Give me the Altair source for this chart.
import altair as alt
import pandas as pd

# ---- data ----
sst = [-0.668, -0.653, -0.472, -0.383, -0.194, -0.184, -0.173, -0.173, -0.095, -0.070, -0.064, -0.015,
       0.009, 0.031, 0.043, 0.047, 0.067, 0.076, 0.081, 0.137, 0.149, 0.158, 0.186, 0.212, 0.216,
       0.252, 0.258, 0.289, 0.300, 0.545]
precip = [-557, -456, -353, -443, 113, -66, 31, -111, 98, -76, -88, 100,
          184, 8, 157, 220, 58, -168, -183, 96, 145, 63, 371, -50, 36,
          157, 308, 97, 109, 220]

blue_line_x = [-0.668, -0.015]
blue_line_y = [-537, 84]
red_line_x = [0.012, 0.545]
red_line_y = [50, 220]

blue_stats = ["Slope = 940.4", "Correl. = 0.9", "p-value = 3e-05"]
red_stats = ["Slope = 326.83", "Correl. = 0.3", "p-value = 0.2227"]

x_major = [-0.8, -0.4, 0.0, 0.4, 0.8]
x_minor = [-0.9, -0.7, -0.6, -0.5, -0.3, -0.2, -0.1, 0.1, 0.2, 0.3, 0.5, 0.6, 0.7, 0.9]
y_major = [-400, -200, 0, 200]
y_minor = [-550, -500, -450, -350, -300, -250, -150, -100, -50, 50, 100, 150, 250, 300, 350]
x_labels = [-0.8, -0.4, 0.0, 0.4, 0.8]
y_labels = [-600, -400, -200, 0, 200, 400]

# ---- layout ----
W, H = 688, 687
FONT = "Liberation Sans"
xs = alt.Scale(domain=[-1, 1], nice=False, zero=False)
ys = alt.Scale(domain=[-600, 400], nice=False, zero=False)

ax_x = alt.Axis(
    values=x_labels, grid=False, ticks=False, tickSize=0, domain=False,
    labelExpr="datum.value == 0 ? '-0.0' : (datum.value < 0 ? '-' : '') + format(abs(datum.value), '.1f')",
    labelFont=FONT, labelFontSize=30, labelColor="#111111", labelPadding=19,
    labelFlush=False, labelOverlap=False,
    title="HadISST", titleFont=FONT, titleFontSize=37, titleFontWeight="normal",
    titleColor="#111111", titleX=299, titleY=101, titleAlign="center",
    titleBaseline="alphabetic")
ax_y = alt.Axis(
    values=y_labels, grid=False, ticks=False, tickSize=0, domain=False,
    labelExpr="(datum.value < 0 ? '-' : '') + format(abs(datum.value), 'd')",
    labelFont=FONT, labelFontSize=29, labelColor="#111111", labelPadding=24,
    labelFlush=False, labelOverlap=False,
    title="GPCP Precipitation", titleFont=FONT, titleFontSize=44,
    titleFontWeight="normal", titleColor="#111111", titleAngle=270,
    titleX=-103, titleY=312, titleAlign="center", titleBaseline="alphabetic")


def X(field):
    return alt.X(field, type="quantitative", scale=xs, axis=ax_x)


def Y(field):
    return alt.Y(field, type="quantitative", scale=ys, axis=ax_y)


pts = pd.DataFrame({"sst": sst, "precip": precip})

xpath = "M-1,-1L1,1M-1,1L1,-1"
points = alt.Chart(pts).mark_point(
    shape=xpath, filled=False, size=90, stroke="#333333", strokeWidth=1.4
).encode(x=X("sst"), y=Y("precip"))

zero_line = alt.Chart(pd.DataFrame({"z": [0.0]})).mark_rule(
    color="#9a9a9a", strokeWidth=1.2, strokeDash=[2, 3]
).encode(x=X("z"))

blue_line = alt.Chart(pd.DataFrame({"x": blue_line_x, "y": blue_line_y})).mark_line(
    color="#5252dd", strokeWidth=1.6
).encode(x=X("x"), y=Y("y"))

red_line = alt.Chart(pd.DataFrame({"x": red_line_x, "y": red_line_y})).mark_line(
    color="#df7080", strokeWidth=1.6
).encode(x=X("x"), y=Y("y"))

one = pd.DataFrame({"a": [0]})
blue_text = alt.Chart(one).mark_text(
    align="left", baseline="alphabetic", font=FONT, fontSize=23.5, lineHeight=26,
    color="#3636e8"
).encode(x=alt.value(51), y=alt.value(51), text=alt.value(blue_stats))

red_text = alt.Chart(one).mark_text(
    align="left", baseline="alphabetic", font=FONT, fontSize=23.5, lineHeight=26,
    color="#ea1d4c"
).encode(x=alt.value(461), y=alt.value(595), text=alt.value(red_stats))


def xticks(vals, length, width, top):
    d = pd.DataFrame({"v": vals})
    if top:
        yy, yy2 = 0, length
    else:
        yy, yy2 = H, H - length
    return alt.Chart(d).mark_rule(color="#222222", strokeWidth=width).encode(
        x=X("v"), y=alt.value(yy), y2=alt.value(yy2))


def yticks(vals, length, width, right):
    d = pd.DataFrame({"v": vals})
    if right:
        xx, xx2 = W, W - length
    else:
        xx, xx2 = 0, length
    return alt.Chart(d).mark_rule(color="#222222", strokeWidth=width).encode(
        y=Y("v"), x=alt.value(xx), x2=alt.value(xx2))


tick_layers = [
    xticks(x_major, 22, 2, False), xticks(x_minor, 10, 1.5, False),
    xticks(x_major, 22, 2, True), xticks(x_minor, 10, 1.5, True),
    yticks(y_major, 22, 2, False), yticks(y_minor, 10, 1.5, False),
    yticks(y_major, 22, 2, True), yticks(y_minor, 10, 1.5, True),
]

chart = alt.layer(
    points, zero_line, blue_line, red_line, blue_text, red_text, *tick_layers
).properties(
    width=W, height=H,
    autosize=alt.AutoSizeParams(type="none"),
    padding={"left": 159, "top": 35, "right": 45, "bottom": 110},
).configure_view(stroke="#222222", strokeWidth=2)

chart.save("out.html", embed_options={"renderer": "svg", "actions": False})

## WORK TO BE COMPLETED
Exactly repeat the lines running from the top of the listing to the line bearing "import pandas as pd", both of those lines included, and only them.

## FINISHED EXERCISE
Give me the Altair source for this chart.
import altair as alt
import pandas as pd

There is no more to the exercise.